La langue française serait-elle l’apanage d’une élite sexagénaire repliée sur elle-même ? Une langue qui se rétrécit comme peau de chagrin devant l’anglais. Le docteur Moez Cherif se demande pourquoi ce Sommet de la francophonie, qui coïncide avec l’anniversaire de la convention internationale des droits de l’enfant, écarte les projets culturels destinés aux enfants. Entretien.
Cela fait plus de trois ans que vous travaillez sur un projet culturel pour faire participer les enfants au 50e Sommet de la francophonie…

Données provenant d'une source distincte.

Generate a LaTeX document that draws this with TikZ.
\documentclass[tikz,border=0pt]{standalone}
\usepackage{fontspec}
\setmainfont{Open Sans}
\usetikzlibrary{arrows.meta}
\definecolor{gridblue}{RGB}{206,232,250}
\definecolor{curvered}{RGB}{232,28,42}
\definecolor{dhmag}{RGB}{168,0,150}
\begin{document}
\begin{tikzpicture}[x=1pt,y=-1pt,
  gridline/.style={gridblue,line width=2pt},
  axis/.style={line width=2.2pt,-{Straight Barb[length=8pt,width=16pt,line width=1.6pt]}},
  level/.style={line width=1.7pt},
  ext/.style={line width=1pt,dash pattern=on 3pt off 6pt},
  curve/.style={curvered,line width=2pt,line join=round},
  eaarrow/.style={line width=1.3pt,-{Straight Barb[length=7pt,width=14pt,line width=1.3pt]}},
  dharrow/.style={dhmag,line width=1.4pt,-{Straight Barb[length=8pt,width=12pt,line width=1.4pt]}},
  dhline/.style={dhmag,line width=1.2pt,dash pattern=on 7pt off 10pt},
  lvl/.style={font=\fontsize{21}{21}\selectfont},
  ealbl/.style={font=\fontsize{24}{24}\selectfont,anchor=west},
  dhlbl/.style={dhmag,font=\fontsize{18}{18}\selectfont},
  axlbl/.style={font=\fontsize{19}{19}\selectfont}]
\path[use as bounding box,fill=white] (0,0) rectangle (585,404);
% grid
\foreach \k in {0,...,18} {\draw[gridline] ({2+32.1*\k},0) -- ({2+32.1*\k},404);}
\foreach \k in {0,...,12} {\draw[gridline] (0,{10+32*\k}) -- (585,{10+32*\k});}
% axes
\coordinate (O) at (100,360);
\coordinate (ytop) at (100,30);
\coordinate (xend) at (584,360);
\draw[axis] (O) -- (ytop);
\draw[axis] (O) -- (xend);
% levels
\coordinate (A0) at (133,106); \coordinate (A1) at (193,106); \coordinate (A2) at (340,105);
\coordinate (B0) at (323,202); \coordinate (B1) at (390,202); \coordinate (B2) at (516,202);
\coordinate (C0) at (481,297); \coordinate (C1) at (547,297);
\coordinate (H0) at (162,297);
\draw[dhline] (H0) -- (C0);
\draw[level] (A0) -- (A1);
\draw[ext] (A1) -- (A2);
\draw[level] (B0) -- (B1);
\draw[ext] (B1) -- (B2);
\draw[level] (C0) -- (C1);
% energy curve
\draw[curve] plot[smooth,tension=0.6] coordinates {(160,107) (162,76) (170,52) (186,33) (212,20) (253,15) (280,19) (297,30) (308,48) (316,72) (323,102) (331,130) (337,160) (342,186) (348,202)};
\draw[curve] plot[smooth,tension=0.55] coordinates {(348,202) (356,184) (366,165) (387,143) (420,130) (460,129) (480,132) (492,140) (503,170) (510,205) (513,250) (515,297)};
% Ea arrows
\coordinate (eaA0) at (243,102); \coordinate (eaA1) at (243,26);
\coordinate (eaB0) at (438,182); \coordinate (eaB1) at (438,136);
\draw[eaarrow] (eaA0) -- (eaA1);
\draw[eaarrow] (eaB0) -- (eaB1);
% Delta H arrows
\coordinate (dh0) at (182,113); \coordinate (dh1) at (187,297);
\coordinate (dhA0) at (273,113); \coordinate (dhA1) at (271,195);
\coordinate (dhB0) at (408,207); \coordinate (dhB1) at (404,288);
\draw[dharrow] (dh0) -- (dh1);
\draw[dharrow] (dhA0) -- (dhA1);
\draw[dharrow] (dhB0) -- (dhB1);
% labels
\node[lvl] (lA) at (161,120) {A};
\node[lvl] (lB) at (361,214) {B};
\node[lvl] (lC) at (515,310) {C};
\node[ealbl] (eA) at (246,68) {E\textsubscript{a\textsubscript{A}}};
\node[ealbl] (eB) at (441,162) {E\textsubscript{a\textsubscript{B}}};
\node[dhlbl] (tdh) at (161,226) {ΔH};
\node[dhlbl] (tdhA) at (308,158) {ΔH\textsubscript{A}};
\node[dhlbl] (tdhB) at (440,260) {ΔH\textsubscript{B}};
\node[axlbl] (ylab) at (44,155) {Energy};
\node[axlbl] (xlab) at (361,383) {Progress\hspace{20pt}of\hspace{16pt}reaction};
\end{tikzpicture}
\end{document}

Depuis trois ans, moment où la décision de faire ce sommet a été prise, j’ai voulu faire participer les enfants. J’ai commencé à prendre des contacts avec des représentants de l’ambassade de France aussi bien qu’avec des responsables en France puisqu’il n’y a pas de vis-à-vis clair à l’OIF (Organisation internationale de la francophonie). Si on veut que cette langue reste pérenne et qu’elle participe à la communication et à l’essaimage d’un certain nombre d’idées, il est important d’impliquer la nouvelle génération. L’idée était de créer des correspondances écrites en langue française entre les enfants tunisiens et des enfants du monde francophone. Ensuite, certains de ces enfants seraient invités au sommet et également faire un petit sommet qui représente l’avenir en quelque sorte. Malheureusement, je n’ai eu aucune réponse de la part de tous les contacts que j’ai pris et ce projet est tombé à l’eau au grand dam des enseignants et des enfants.
Pourquoi la participation des enfants est-elle importante dans ce sommet ?

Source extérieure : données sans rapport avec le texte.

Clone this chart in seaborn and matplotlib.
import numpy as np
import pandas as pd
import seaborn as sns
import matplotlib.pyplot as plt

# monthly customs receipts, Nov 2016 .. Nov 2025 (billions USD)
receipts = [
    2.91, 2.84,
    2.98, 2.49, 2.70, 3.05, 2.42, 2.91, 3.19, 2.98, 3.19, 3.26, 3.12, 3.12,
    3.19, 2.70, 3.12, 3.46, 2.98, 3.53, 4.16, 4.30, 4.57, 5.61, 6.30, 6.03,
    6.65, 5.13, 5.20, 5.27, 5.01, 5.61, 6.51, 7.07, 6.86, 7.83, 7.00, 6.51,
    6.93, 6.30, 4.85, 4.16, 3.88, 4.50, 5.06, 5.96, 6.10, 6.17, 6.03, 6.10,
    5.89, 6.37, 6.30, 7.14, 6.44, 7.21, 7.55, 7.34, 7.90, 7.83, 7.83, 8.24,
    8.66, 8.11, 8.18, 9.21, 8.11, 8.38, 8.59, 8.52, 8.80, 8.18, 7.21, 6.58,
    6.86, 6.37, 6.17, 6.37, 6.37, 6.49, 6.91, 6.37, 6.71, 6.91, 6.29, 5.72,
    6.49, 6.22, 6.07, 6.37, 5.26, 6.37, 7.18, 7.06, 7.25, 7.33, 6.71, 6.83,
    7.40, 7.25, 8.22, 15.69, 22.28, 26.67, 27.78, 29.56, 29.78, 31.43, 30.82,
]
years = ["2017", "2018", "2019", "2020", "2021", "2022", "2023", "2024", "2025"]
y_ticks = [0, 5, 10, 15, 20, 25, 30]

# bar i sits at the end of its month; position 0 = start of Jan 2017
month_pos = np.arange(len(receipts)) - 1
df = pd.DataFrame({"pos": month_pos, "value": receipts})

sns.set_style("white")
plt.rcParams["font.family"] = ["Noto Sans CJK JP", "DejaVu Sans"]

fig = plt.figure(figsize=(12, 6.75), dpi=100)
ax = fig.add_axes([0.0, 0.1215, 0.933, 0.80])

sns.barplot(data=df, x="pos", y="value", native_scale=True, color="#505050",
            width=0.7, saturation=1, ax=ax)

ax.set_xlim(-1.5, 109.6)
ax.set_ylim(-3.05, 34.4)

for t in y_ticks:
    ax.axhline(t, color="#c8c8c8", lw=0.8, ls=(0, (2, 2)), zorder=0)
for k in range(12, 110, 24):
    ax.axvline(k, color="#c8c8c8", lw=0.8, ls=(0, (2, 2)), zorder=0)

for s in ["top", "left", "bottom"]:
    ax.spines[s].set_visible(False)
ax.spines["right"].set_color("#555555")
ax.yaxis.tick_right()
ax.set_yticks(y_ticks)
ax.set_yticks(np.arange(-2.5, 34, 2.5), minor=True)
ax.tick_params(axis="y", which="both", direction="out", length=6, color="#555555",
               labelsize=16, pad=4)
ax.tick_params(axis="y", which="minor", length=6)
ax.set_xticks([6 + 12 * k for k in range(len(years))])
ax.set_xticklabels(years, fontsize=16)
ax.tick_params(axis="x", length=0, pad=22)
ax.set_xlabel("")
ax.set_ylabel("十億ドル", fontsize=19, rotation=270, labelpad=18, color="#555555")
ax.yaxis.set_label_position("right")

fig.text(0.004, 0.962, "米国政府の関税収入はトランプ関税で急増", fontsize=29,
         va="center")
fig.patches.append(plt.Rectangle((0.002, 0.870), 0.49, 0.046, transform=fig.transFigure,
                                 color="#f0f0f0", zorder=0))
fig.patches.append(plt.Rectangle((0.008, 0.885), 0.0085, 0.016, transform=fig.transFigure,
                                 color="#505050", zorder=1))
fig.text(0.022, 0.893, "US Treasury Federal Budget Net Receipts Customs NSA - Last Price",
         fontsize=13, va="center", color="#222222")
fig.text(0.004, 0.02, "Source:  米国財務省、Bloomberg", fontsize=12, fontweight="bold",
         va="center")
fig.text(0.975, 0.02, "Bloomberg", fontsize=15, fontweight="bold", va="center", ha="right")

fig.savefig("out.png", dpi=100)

Les statistiques montrent que l’Afrique cumule beaucoup d’obstacles devant les enfants pour accéder à leurs droits. On souhaitait que la francophonie véhicule des concepts en concordance avec la convention internationale des droits de l’enfant, d’autant que ce sommet de Djerba coïncide avec l’anniversaire de la convention internationale des droits de l’enfant. On a donc lancé le projet de faire participer les enfants avec une pièce de théâtre dont le sujet tourne autour de cette convention avec des enfants qui fréquentent des écoles publiques tunisiennes. D’autant plus que ça consacre le droit à la participation des enfants et que ça balise la route d’un enfant citoyen qui serait porteur de valeurs de partage et de tolérance, entre autres, véhiculés en langue française.

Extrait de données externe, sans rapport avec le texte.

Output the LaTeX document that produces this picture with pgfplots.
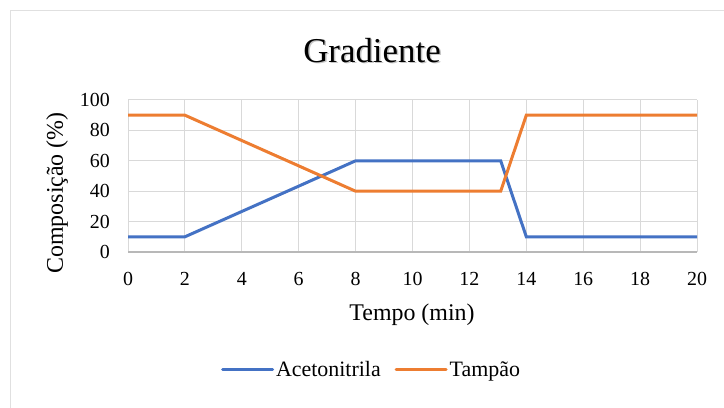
\documentclass[border=0pt]{standalone}
\usepackage{pgfplots}
\pgfplotsset{compat=1.18}
\usepackage{fontspec}
\setmainfont{Liberation Serif}
\definecolor{cblue}{HTML}{4472C4}
\definecolor{corange}{HTML}{ED7D31}
\begin{document}
\begin{tikzpicture}[x=1bp,y=1bp]
\useasboundingbox (0,0) rectangle (724,407);
\draw[color=black!12, line width=1bp] (10.5,-5) -- (10.5,396.5) -- (730,396.5);
\node[anchor=base, font=\fontsize{35}{40}\selectfont, text=black!45, opacity=0.5] at (373.5,343.5) {Gradiente};
\node[anchor=base, font=\fontsize{35}{40}\selectfont] at (372,345) {Gradiente};
\node[rotate=90, font=\fontsize{24}{28}\selectfont] at (57,214) {Composição (\%)};
\node[font=\fontsize{24}{28}\selectfont] at (412,92) {Tempo (min)};
\begin{axis}[at={(128bp,155bp)}, anchor=south west, scale only axis, width=569bp, height=152bp,
 xmin=0,xmax=20,ymin=0,ymax=100, xtick={0,2,...,20}, ytick={0,20,...,100},
 grid=major, grid style={color=black!15, line width=1bp},
 axis line style={draw=none}, major tick length=0pt,
 tick label style={font=\rmfamily\fontsize{20}{24}\selectfont}, /pgf/number format/assume math mode=true,
 xticklabel style={anchor=north, inner sep=0pt, yshift=-20bp},
 yticklabel style={anchor=east, inner sep=0pt, xshift=-18bp},
 legend columns=2,
 legend style={draw=none, fill=none, at={(0.428,-0.776)}, anchor=center, font=\fontsize{22}{26}\selectfont, /tikz/every even column/.append style={column sep=12bp}},
 legend image code/.code={\draw[line width=3bp, line cap=round] (0bp,0bp) -- (50bp,0bp);},
 legend image post style={line width=3bp},
 clip=false]
\draw[black!28, line width=1.3bp] (rel axis cs:0,0) -- (rel axis cs:1,0);
\addplot[cblue, line width=3bp, mark=none] coordinates {(0,10) (2,10) (8,60) (13.1,60) (14,10) (20,10)};
\addlegendentry{Acetonitrila}
\addplot[corange, line width=3bp, mark=none] coordinates {(0,90) (2,90) (8,40) (13.1,40) (14,90) (20,90)};
\addlegendentry{Tampão}
\end{axis}
\end{tikzpicture}
\end{document}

Après avoir eu un accueil extrêmement favorable de l’IFT en Tunisie à qui nous avons envoyé un enregistrement sonore de la pièce de théâtre en question; j’ai pris contact avec la présidence de la République qui a accueilli favorablement le projet et le dossier a été transmis au ministère des Affaires étrangères auquel échoit le rôle de l’organisation de cet événement avec le comité d’organisation de l’OIF. Toutes les tentatives d’entrer en contact avec le comité d’organisation de l’OIF ont été infructueuses. C’est un mur de silence en face de soi et on ne sait pas comment les choses s’organisent… On ne sait pas comment la société civile peut participer. Ayant reçu l’accord de principe des Affaires étrangères, nous avons commencé les préparatifs de cette pièce de théâtre. L’Unicef a été extrêmement encourageante pour soutenir cette initiative. Ensuite, j’ai été surpris de recevoir un appel de la part du ministère des Affaires étrangères pour m’informer que le projet n’a pas été retenu et que les manifestations culturelles au sein du village de la francophonie ont été mises sous la responsabilité du ministère des Affaires culturelles qui a fait ses choix sans retenir l’idée de faire participer les enfants. J’ai proposé alors la projection d’un film pour marquer la participation des enfants. Là aussi pas de réponse. C’est alors que je me suis posé la question. Comment peut-on concevoir la pérennité de la présence de la langue française qui se rétrécit comme peau de chagrin si on ne construit pas sur les générations futures. Aujourd’hui, la langue française n’est plus maîtrisée en Tunisie même par des hauts responsables et des enseignants dans des écoles. En face, il y a la langue anglaise qui progresse, surtout par l’accès des enfants aux jeux vidéo le plus souvent en langue anglaise. La langue française reste attachée à l’écriture éclectique d’une petite minorité. On se demande quelle est la philosophie de l’OIF. Est-ce qu’elle continue de survivre à travers une élite sexagénaire qui fait la promotion des idées passéistes et une approche discriminative faisant du français le fait d’une minorité littéraire. Je suis surpris de voir l’OIF tourner le dos à l’enfance.